Look through the entries below and extract exactly the lines from the one containing "Give me the" through the one containing "import numpy as np", ends included.

- [INPUT]
((

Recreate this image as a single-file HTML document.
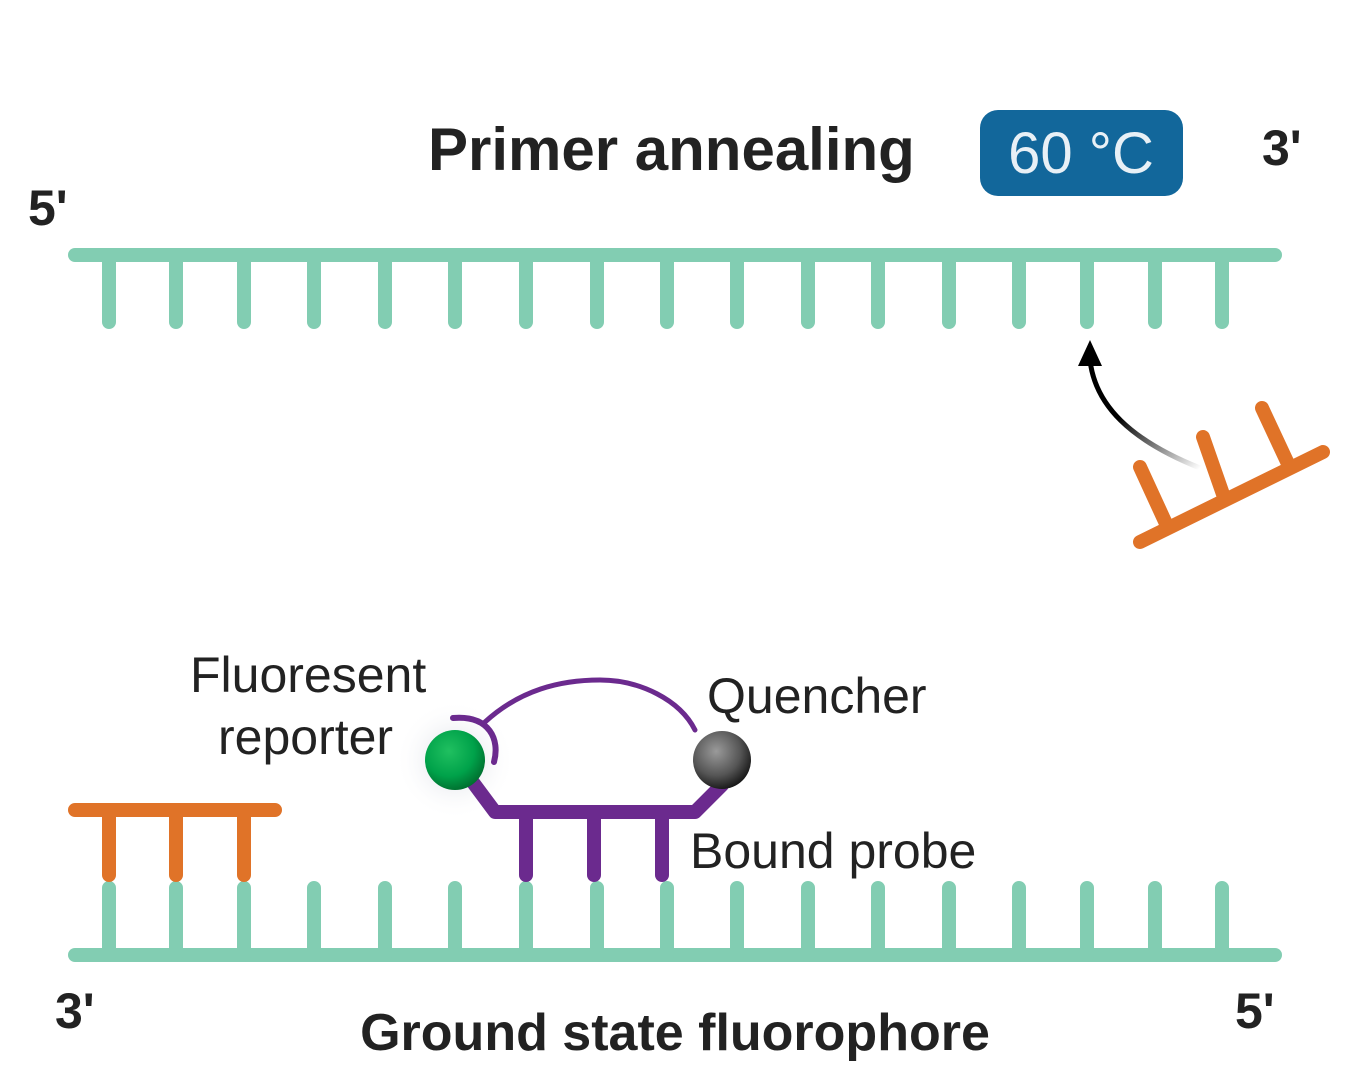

))
((

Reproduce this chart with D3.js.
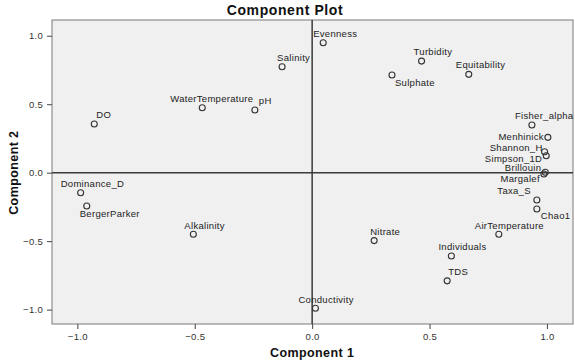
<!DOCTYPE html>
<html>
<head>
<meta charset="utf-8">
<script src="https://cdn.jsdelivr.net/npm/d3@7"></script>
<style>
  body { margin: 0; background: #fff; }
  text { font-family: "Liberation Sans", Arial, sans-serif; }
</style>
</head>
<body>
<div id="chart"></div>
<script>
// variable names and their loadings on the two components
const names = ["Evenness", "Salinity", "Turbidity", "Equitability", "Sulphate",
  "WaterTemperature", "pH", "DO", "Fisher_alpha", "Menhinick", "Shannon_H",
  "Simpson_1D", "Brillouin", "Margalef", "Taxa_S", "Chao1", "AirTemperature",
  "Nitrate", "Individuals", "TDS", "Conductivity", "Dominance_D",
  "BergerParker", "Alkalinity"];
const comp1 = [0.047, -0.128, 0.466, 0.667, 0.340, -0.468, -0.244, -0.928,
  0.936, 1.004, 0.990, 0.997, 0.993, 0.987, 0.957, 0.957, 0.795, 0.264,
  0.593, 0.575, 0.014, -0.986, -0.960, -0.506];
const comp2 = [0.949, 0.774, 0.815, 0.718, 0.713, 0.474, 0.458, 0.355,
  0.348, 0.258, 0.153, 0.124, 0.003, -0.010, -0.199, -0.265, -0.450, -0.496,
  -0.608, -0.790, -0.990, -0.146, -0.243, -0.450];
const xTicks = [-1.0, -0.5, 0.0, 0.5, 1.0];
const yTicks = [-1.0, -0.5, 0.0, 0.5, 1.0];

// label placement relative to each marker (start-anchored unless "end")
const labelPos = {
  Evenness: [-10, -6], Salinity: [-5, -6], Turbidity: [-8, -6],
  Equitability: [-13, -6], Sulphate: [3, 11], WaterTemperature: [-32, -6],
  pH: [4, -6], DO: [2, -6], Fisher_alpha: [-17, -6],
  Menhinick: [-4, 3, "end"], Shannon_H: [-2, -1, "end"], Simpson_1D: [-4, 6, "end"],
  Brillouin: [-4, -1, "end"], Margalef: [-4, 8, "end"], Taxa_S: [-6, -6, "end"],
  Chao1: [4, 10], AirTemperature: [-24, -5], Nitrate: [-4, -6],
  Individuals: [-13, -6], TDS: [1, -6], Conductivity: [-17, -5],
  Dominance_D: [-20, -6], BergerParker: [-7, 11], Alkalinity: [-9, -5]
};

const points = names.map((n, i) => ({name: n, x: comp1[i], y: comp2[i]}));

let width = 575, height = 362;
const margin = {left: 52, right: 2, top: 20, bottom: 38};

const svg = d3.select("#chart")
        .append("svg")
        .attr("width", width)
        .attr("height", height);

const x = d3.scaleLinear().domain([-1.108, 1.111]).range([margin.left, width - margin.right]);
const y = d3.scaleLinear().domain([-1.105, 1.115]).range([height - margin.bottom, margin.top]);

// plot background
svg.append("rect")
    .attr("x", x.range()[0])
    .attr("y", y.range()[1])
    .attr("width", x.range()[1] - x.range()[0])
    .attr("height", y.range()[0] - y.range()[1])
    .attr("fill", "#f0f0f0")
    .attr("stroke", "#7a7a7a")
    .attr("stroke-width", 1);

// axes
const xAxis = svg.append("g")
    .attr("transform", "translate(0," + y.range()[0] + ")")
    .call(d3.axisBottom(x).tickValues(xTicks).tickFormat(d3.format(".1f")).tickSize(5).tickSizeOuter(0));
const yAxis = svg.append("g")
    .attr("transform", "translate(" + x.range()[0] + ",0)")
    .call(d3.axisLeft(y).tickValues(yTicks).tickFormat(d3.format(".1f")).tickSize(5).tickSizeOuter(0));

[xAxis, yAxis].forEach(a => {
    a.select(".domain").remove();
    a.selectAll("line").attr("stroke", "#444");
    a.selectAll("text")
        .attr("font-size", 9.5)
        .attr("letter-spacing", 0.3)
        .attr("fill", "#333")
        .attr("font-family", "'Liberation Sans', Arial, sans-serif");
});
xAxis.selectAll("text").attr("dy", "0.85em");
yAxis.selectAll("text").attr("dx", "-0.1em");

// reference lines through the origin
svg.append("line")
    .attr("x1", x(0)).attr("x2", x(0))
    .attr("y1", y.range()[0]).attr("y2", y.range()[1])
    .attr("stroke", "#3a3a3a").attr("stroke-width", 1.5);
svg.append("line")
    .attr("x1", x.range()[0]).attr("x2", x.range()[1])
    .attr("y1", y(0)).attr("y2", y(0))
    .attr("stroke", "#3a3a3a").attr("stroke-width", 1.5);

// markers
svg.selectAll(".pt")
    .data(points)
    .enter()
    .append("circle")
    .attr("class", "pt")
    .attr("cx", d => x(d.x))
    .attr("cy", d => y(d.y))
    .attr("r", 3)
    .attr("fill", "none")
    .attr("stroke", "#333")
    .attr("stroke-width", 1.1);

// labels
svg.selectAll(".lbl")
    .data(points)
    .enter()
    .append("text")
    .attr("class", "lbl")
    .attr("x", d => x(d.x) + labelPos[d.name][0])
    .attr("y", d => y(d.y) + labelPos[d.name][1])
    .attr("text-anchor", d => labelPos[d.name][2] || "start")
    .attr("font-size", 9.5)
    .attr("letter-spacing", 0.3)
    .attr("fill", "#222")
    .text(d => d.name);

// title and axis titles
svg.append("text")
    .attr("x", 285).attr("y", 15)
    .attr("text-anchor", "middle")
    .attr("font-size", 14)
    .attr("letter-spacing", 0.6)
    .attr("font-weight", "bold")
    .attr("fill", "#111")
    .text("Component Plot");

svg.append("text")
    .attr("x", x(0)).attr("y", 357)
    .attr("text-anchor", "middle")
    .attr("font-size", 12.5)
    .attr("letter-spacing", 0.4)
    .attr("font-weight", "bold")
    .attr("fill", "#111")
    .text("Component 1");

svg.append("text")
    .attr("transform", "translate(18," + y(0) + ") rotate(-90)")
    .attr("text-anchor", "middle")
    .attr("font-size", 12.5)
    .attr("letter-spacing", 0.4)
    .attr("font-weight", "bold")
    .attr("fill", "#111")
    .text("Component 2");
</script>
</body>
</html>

))
((

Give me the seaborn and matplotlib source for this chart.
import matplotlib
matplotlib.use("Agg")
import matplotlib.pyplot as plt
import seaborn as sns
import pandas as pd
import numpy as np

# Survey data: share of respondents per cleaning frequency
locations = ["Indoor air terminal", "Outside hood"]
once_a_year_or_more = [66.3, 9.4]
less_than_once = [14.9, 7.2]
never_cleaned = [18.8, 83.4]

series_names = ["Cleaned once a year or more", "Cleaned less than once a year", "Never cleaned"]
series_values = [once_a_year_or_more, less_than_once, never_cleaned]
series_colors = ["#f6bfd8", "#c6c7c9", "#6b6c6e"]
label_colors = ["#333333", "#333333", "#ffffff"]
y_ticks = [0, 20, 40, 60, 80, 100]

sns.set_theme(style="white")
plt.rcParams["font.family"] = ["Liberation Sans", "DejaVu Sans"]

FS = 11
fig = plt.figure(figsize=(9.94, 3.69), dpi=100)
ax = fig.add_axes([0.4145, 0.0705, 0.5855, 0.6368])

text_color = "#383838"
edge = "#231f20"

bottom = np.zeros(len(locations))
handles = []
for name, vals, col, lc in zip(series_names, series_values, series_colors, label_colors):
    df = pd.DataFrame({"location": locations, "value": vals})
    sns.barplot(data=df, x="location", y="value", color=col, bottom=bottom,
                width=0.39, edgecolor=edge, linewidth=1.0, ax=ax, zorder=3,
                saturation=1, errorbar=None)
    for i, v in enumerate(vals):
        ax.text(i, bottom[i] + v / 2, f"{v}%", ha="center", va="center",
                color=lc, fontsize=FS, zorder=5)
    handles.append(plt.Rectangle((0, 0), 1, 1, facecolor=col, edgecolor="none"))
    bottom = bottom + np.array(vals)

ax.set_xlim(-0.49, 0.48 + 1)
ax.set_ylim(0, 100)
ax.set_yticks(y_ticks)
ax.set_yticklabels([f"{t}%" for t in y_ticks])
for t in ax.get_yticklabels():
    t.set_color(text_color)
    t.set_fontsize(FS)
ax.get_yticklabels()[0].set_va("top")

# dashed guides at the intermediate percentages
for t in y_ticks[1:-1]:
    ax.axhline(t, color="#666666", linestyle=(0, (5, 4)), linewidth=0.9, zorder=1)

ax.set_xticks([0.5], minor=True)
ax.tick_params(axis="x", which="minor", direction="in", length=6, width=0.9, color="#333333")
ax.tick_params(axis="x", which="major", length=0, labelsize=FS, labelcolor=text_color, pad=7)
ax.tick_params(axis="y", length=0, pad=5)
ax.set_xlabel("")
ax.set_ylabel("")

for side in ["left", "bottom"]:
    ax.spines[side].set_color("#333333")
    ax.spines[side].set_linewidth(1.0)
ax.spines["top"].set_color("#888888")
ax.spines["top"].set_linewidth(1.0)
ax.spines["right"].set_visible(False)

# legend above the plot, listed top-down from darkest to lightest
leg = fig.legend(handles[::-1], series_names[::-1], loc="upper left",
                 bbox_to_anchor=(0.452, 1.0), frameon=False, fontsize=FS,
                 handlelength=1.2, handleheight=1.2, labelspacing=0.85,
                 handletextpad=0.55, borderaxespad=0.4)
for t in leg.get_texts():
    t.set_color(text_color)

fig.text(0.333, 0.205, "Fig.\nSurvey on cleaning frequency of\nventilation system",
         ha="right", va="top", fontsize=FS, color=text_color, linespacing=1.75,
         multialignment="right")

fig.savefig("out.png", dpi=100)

))

- [RESULT OF THIS EXERCISE]
Give me the seaborn and matplotlib source for this chart.
import matplotlib
matplotlib.use("Agg")
import matplotlib.pyplot as plt
import seaborn as sns
import pandas as pd
import numpy as np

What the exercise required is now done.